≪第八話≫

ある日、私はだいぶお腹が空いていた。

そんな中、車道の真ん中に鳥が止まっていた。

そしてクーの言いつけを守らず、車道に飛び出した時である。

『あぶない!』と言う声と『キー!』というブレーキの音。

そして『ドン!』という私を突き飛ばす衝撃。

それは一瞬の事だった。

最初は何が起こったかわからなかった。

自分は…どこも痛くなかった。

周りを見直してみる。

車は…いなくなっていた。

「クーは?」…近くの歩道で倒れていた。

「クー!」

私は急いで駆け寄った。

「クー!大丈夫?痛い?痛い?」

「体は…大丈夫だ。」と、クー。

ゆっくり起き上がろうとする。

しかし起き上がれずまた倒れるクー。

「足をやられたようだ。」とクー。

「ごめん!僕のせいだ!」


あの時、鳥が気になって音が聞こえなくなってた私と走ってくる車を見て、飛び出して私をかばいはねられたらしかった…。


「どうしよう。どうしよう。」おろおろする私。

その時である。一台の車が止まった。

そして一人の男性が走ってやってきた。

『大丈夫?ひかれたのかな?』

私はびっくりして近くの陰に隠れた。

そしてクーの状態を一生懸命診ていることが喋っていることから解り、そっと出て行った。

『おや、誰だい?』

私は気が動転していてその人を威嚇した。

『何を怒っているんだい?大丈夫、大丈夫だよ。』と、私にそっと手を差し伸べる。

私は悪い人じゃないと感じ、クーに近づき傷口をなめた。

『この子とお友達なのかな?』と言いつつ、クーの怪我の具合を見ている。

『これは病院に連れてかないとだめだな。
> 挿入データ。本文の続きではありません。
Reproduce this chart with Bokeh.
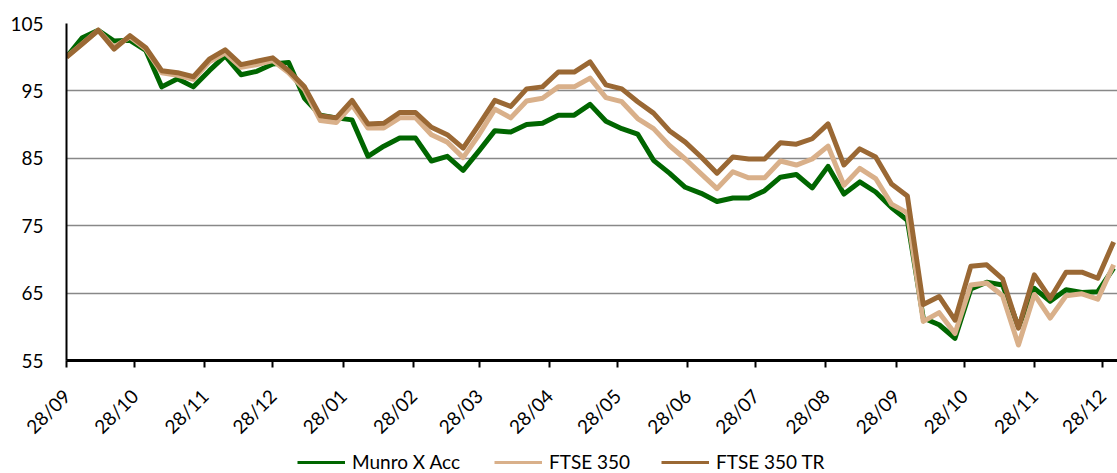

』とその人。

クーを抱いて車に乗ろうとする。

その後を私がついていく。

それを見たその人は『君も行くかい?』と言い、後部座席を開いた。

すかさず私は乗り込む。

『まるで僕の言葉が解っているようだね。っと、急がないと手遅れになる。』

そして南西の方に走り出した。


その人は急いだせいもあって、あっという間に町に着いた。

そして一軒の病院に入った。

どうやら動物の病院みたいだった。

そこには怪我をしたたくさんの動物がいた。

『先生、このネコなんですが診てやってください。』と、先生と呼ばれた人にクーを託す。
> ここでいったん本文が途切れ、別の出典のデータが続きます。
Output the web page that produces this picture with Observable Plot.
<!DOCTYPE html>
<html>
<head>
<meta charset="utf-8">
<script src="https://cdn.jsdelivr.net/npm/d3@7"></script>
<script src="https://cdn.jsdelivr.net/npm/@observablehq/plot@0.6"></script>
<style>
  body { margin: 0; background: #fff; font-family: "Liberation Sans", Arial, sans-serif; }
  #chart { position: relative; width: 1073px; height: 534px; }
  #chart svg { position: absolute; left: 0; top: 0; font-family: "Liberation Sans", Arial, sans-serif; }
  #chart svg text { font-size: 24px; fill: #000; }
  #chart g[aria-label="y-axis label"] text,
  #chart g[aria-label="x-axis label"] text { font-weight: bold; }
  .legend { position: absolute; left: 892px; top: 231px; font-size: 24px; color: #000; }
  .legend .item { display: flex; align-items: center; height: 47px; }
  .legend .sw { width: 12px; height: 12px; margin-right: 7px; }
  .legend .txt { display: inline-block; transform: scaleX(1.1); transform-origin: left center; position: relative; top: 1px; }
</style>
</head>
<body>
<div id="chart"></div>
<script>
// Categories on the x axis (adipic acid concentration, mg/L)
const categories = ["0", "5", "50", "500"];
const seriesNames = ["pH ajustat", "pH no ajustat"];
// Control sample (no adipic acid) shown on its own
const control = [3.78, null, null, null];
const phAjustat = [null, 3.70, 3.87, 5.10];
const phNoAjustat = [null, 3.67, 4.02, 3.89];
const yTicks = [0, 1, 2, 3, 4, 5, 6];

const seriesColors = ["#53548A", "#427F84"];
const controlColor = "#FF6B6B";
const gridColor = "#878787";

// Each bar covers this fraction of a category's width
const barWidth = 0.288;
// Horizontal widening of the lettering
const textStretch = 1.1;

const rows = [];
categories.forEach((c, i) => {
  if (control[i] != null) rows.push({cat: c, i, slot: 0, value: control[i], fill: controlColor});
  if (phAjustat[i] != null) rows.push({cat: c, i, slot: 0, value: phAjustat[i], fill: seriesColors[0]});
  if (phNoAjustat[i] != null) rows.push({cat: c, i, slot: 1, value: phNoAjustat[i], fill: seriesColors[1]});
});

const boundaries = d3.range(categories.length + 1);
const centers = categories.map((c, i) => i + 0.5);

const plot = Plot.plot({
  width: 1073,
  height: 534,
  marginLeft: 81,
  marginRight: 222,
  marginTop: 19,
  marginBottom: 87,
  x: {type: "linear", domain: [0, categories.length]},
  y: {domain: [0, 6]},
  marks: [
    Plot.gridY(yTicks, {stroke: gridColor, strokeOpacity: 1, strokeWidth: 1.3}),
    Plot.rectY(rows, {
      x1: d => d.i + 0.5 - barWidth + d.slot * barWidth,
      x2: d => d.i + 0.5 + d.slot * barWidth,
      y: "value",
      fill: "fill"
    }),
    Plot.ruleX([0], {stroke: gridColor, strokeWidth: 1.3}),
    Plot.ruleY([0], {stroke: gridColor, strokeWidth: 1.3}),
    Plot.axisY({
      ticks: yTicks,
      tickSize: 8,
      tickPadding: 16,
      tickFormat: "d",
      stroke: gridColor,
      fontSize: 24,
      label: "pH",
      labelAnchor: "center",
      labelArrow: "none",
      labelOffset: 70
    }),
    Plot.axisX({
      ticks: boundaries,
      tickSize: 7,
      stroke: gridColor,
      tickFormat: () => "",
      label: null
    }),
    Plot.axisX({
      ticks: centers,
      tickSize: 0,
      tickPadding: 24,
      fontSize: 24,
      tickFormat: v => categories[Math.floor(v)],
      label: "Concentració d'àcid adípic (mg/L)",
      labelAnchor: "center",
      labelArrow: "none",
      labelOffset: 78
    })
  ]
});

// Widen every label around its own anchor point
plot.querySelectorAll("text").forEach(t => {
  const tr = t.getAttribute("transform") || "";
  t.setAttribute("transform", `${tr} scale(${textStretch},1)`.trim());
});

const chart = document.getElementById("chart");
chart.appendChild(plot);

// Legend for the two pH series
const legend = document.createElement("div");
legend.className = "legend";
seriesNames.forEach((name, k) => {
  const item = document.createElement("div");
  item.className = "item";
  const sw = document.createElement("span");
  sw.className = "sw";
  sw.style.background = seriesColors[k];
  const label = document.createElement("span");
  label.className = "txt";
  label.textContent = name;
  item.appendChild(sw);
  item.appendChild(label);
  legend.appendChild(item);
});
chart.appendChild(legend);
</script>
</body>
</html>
『お?草汰(そうた)さん。どれどれ。うーん、足を痛がってるな。このネコどうしたんですか?』と先生。

『どうやら事故みたいです。車で通りがかったら倒れてました。』

『ほうほう。…一応レントゲン撮った方が良いな。』

『お願いします。』

先生とその草汰と呼ばれた人は知り合いみたいだった。

診察が終わるまで部屋の一角に草汰さんは座り、そのひざの上に私が乗ってしばらく待った。

草汰さんは私に、先生は一人でこの病院の動物全部診ていると言った。

この病院にはたまに自分の家のネコを診てもらった事があったと私に言った。


『お待たせしました。』と先生が来た。

『どうでしたか?』

『左後ろ足が骨折してました。他は特に問題ないですね。』

『よかったー。おい。助かるってよ!』と私に向かって言った。

私も嬉しさで鳴いた。


クーは退院するまで2週間は入院しないとだめらしかった。

そしてその間、私は草汰さんに飼われる事になった。